Better detection will make the oceans transparent—and perhaps doom mutually assured destruction

11 min read
A photo of a submarine in the water under a partly cloudy sky.

The Virginia-class fast attack submarine USS Virginia cruises through the Mediterranean in 2010. Back then, it could effectively disappear just by diving.

U.S. Navy

Submarines are valued primarily for their ability to hide. The assurance that submarines would likely survive the first missile strike in a nuclear war and thus be able to respond by launching missiles in a second strike is key to the strategy of deterrence known as mutually assured destruction. Any new technology that might render the oceans effectively transparent, making it trivial to spot lurking submarines, could thus undermine the peace of the world. For nearly a century, naval engineers have striven to develop ever-faster, ever-quieter submarines. But they have worked just as hard at advancing a wide array of radar, sonar, and other technologies designed to detect, target, and eliminate enemy submarines.
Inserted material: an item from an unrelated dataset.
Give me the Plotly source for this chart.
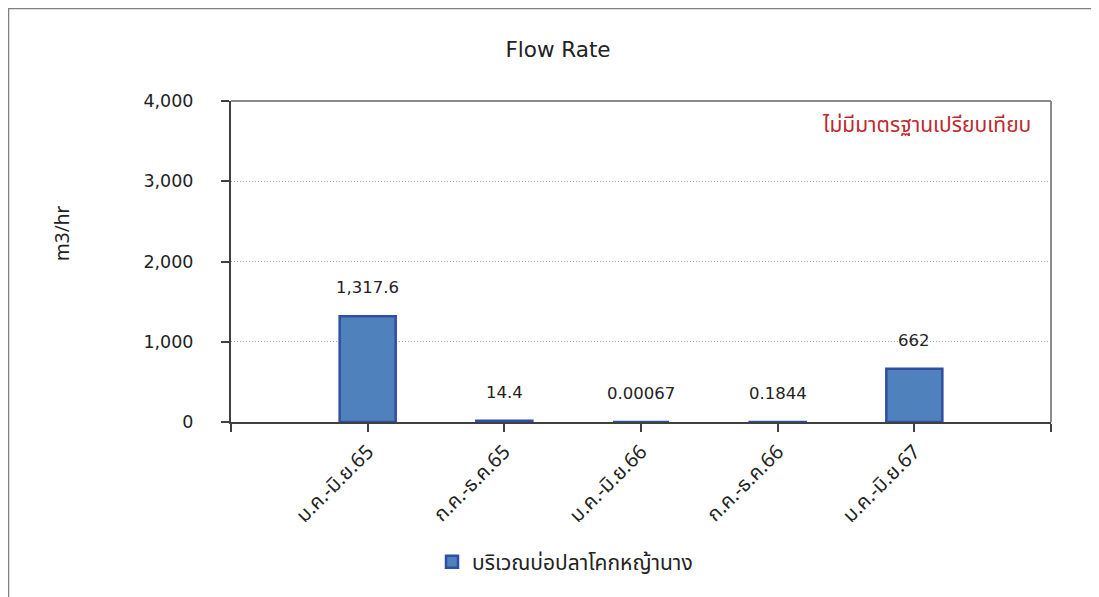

The balance seemed to turn with the emergence of nuclear-powered submarines in the early 1960s. In a 2015 study for the Center for Strategic and Budgetary Assessment, Bryan Clark, a naval specialist now at the Hudson Institute, noted that the ability of these boats to remain submerged for long periods of time made them “nearly impossible to find with radar and active sonar.” But even these stealthy submarines produce subtle, very-low-frequency noises that can be picked up from far away by networks of acoustic hydrophone arrays mounted to the seafloor.